Tax Evasion vs. Tax Avoidance and Competitive Advantage

Anyone who has been involved in transnational commerce should appreciate the difficulty in determining where tax avoidance strategies ends and tax evasion begins.  In crafting new, clear and effective rules in this area, many things must be taken into account — including the need to coordinate with other countries (and not just OECD members).

1)  The level of infrastructure and public education vary widely throughout the world.  They arguably can be viewed as having the effect of being subsidies for business.

2)  Countries that are members of members customs unions (e.g. the EU or NAFTA) and parties to networks of tax treaties to avoid double taxation may present special complexities that must be addressed.

3)  The denial of internationally-recognized worker rights and reasonable environmental regulations do not provide legitimate “competitive advantages.”   At the same time, it is understandable that companies explore moving production to countries have low-labor costs.  If this is not permitted, people who have the misfortune to be born in poor countries have little opportunity to increase the quality of their lives other than by moving (which unleashes a whole set of issues).

4) It is difficult to assess the true tax rates for corporations as they differ by sector, taking advantage of certain tax holidays, the existence of export production zones and the existence of  companies that conduct business outside the company in which they are registered pay a lower tax rate than those active (or sell) within the country’s territory.
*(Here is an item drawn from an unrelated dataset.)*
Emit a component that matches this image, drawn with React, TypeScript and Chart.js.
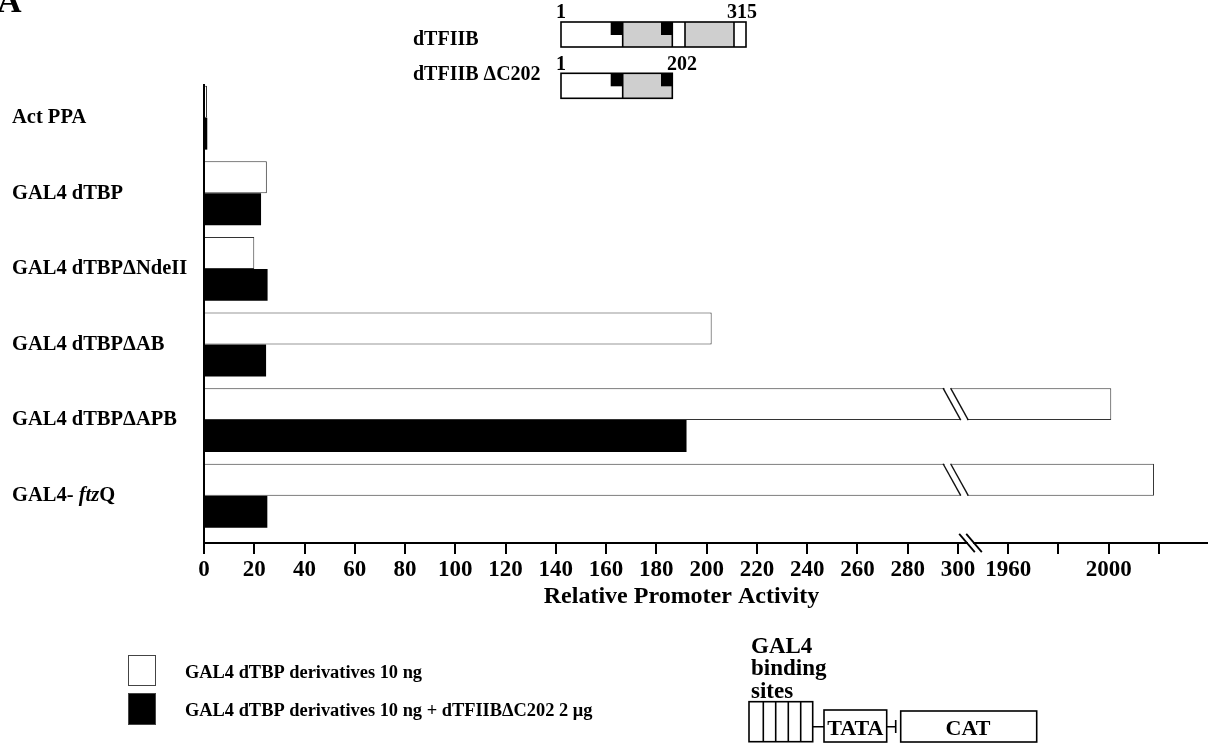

That being said, countries that permit their banks and other institutions to engage in activities to facilitate tax evasion must be addressed.
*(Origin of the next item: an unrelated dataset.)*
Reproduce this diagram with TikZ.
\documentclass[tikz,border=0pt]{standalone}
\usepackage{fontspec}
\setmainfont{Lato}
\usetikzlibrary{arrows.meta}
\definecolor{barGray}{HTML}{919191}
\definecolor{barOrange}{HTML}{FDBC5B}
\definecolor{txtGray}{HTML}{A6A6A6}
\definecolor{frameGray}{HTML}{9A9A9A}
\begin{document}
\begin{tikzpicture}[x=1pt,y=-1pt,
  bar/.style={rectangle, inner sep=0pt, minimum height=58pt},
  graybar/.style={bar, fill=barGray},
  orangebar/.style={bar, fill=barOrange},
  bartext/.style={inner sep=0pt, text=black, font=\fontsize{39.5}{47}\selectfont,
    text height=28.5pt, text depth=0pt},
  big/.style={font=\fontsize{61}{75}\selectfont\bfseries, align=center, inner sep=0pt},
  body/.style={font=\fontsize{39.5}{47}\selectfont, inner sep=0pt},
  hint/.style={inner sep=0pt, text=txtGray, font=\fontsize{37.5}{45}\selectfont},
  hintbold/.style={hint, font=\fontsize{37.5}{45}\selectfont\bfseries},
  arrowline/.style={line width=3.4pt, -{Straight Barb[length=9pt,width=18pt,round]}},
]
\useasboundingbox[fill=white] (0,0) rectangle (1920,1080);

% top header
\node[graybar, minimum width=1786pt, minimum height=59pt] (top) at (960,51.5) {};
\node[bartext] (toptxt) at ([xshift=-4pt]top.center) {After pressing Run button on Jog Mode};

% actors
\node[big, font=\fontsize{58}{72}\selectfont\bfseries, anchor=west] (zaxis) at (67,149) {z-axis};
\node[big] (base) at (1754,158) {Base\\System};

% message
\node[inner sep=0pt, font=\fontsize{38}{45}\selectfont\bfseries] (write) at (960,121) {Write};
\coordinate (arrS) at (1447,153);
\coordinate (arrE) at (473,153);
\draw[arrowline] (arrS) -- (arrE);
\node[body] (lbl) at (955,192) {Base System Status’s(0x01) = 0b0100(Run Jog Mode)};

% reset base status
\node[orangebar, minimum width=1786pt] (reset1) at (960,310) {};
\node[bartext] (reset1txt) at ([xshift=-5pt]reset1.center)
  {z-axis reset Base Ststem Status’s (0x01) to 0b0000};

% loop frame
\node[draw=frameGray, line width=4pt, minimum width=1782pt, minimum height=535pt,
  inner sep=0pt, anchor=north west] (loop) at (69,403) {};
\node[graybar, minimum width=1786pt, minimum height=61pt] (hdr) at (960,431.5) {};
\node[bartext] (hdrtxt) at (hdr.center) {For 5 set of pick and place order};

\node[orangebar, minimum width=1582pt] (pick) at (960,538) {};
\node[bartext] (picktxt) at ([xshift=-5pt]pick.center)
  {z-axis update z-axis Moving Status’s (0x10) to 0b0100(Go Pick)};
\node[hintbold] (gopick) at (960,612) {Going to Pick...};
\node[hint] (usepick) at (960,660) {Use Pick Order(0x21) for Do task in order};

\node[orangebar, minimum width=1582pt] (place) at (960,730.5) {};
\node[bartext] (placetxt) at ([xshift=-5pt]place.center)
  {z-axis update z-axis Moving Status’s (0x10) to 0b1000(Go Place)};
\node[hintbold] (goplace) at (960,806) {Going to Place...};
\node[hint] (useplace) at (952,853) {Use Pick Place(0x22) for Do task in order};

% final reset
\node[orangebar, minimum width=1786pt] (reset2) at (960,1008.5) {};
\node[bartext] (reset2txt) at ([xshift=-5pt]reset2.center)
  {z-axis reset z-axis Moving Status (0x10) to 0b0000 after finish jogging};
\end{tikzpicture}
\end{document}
Off-shore tax and banking havens are indeed a problem.  They facilitate money laundering.  Unfortunately, the U.S. does not regard tax evasion when committed abroad to be a predicate offence, instead following the so-called “revenue rule.”  While there are legitimate reasons for this policy, I think they have the impact of making the U.S. seem hypocritical when it complains about problem of money laundering.

Finally, professionals (accountants, lawyers, etc.) should risk losing their licenses should they violate the rules that are ultimately adopted.